Records with drawing code:
»»

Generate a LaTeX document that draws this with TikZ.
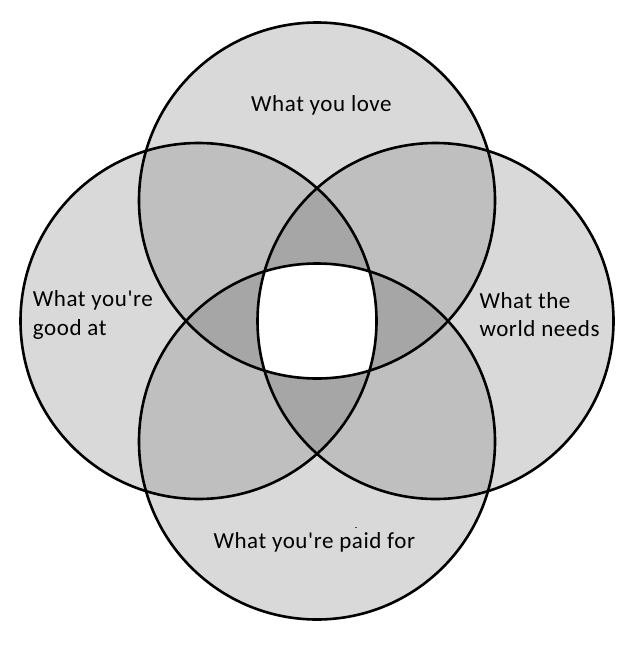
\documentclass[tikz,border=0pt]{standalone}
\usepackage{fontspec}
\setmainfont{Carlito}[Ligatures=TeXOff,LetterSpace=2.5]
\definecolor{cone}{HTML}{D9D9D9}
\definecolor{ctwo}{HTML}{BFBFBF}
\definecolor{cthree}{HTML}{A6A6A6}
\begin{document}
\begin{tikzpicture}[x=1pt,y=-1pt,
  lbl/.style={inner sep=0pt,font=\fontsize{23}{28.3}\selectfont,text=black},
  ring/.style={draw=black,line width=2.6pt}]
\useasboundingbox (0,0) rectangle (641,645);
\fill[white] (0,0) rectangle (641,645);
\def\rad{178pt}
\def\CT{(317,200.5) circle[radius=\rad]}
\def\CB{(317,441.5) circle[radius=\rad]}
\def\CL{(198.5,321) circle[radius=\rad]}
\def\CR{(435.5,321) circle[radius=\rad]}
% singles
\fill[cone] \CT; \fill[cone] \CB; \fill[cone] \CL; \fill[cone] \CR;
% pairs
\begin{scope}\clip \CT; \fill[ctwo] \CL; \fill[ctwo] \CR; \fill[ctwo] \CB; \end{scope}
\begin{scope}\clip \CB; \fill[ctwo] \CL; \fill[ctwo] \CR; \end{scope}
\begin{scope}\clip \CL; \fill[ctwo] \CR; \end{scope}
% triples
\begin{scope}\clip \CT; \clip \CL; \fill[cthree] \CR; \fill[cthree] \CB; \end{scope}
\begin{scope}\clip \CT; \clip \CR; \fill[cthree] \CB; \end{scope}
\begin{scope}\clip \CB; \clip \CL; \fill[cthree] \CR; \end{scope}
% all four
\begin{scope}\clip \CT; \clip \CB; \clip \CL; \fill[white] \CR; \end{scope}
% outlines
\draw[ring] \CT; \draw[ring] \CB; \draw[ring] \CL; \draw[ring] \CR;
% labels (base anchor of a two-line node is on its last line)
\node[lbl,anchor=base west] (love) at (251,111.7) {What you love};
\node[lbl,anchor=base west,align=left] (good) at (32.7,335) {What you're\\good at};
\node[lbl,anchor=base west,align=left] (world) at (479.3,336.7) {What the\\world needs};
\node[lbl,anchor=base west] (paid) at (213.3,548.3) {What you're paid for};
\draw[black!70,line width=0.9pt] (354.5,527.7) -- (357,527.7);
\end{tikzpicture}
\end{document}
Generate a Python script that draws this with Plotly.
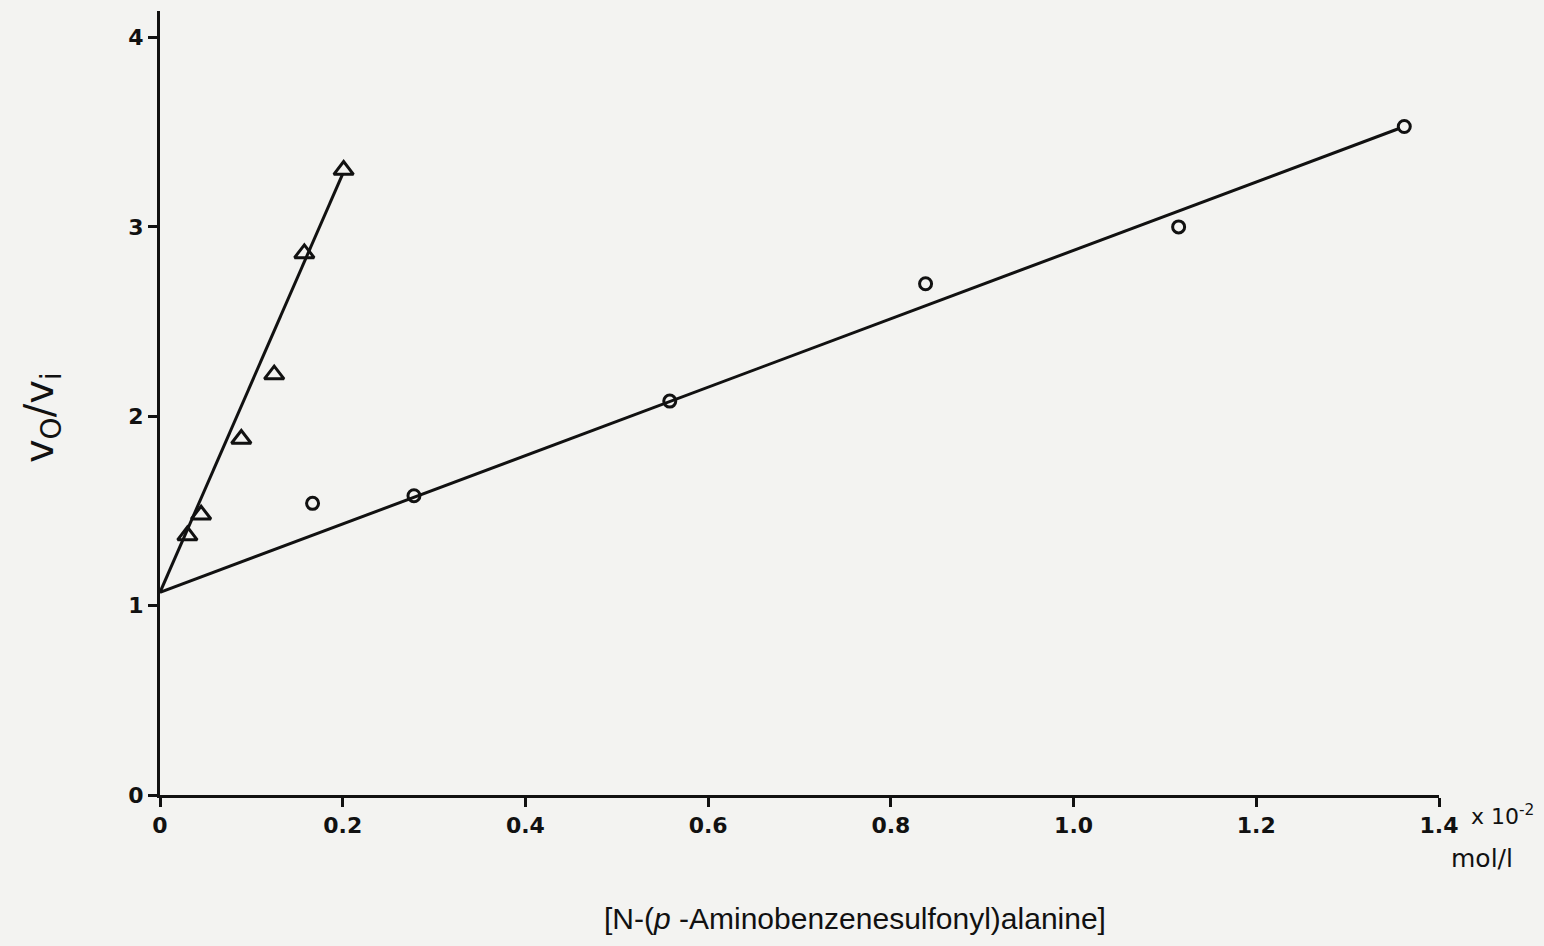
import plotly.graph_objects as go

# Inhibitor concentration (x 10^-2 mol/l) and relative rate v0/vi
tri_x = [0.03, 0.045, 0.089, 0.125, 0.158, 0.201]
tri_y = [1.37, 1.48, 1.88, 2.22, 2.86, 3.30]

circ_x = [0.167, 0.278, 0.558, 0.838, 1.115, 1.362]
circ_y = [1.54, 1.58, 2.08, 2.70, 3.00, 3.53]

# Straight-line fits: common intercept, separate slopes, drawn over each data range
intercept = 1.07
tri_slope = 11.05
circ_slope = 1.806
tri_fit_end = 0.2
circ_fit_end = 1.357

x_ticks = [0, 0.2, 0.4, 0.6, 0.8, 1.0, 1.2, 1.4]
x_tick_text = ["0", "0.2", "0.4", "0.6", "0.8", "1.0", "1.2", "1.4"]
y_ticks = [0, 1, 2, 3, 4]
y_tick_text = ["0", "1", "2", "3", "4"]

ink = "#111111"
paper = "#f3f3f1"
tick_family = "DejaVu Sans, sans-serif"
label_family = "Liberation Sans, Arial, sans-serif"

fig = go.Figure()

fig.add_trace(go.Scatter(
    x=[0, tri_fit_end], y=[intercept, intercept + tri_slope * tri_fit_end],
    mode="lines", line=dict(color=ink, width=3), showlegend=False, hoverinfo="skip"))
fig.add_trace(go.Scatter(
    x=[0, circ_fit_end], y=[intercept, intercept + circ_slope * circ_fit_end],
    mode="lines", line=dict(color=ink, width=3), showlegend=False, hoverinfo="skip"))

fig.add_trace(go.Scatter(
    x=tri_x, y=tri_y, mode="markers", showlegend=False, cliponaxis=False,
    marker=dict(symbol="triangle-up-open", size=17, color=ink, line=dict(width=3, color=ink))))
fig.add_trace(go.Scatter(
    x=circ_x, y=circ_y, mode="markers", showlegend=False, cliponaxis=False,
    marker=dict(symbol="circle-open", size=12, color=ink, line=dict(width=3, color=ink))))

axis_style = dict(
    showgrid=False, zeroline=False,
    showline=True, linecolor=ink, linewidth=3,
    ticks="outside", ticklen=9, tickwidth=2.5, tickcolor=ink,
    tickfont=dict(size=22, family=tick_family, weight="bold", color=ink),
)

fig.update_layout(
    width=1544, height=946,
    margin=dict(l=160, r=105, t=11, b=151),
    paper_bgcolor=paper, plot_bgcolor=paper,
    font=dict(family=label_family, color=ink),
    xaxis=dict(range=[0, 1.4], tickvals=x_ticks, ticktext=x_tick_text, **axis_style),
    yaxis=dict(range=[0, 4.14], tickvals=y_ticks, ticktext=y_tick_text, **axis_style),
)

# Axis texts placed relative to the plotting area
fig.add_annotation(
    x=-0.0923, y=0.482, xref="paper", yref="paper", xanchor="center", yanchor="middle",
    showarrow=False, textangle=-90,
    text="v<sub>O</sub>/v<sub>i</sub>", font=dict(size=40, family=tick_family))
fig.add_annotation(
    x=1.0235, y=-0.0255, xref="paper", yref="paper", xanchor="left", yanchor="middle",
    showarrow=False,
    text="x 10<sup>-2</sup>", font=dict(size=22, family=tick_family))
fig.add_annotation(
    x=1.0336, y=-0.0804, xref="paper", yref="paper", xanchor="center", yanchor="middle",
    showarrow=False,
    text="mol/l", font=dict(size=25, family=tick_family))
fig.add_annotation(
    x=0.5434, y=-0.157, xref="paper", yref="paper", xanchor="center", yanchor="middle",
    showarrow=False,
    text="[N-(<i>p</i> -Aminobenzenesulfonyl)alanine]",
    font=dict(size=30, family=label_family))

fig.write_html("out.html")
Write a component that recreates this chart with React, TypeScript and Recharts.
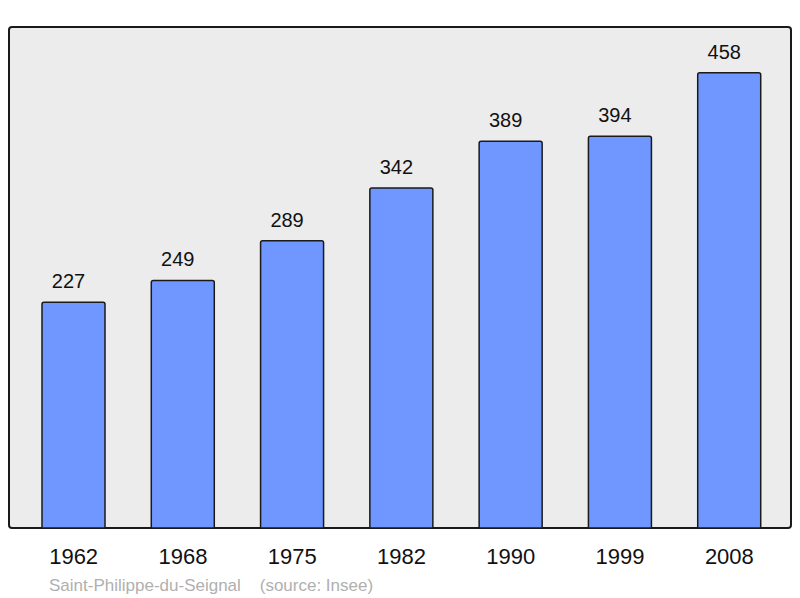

««

● REQUIREMENT: Above are the records; repeat their lines from the first through the line containing "circ_y = [1.54, 1.58, 2.08, 2.70, 3.00, 3.53]", and leave out each picture.

● RESPONSE TO THE EXERCISE:
Generate a LaTeX document that draws this with TikZ.
\documentclass[tikz,border=0pt]{standalone}
\usepackage{fontspec}
\setmainfont{Carlito}[Ligatures=TeXOff,LetterSpace=2.5]
\definecolor{cone}{HTML}{D9D9D9}
\definecolor{ctwo}{HTML}{BFBFBF}
\definecolor{cthree}{HTML}{A6A6A6}
\begin{document}
\begin{tikzpicture}[x=1pt,y=-1pt,
  lbl/.style={inner sep=0pt,font=\fontsize{23}{28.3}\selectfont,text=black},
  ring/.style={draw=black,line width=2.6pt}]
\useasboundingbox (0,0) rectangle (641,645);
\fill[white] (0,0) rectangle (641,645);
\def\rad{178pt}
\def\CT{(317,200.5) circle[radius=\rad]}
\def\CB{(317,441.5) circle[radius=\rad]}
\def\CL{(198.5,321) circle[radius=\rad]}
\def\CR{(435.5,321) circle[radius=\rad]}
% singles
\fill[cone] \CT; \fill[cone] \CB; \fill[cone] \CL; \fill[cone] \CR;
% pairs
\begin{scope}\clip \CT; \fill[ctwo] \CL; \fill[ctwo] \CR; \fill[ctwo] \CB; \end{scope}
\begin{scope}\clip \CB; \fill[ctwo] \CL; \fill[ctwo] \CR; \end{scope}
\begin{scope}\clip \CL; \fill[ctwo] \CR; \end{scope}
% triples
\begin{scope}\clip \CT; \clip \CL; \fill[cthree] \CR; \fill[cthree] \CB; \end{scope}
\begin{scope}\clip \CT; \clip \CR; \fill[cthree] \CB; \end{scope}
\begin{scope}\clip \CB; \clip \CL; \fill[cthree] \CR; \end{scope}
% all four
\begin{scope}\clip \CT; \clip \CB; \clip \CL; \fill[white] \CR; \end{scope}
% outlines
\draw[ring] \CT; \draw[ring] \CB; \draw[ring] \CL; \draw[ring] \CR;
% labels (base anchor of a two-line node is on its last line)
\node[lbl,anchor=base west] (love) at (251,111.7) {What you love};
\node[lbl,anchor=base west,align=left] (good) at (32.7,335) {What you're\\good at};
\node[lbl,anchor=base west,align=left] (world) at (479.3,336.7) {What the\\world needs};
\node[lbl,anchor=base west] (paid) at (213.3,548.3) {What you're paid for};
\draw[black!70,line width=0.9pt] (354.5,527.7) -- (357,527.7);
\end{tikzpicture}
\end{document}
Generate a Python script that draws this with Plotly.
import plotly.graph_objects as go

# Inhibitor concentration (x 10^-2 mol/l) and relative rate v0/vi
tri_x = [0.03, 0.045, 0.089, 0.125, 0.158, 0.201]
tri_y = [1.37, 1.48, 1.88, 2.22, 2.86, 3.30]

circ_x = [0.167, 0.278, 0.558, 0.838, 1.115, 1.362]
circ_y = [1.54, 1.58, 2.08, 2.70, 3.00, 3.53]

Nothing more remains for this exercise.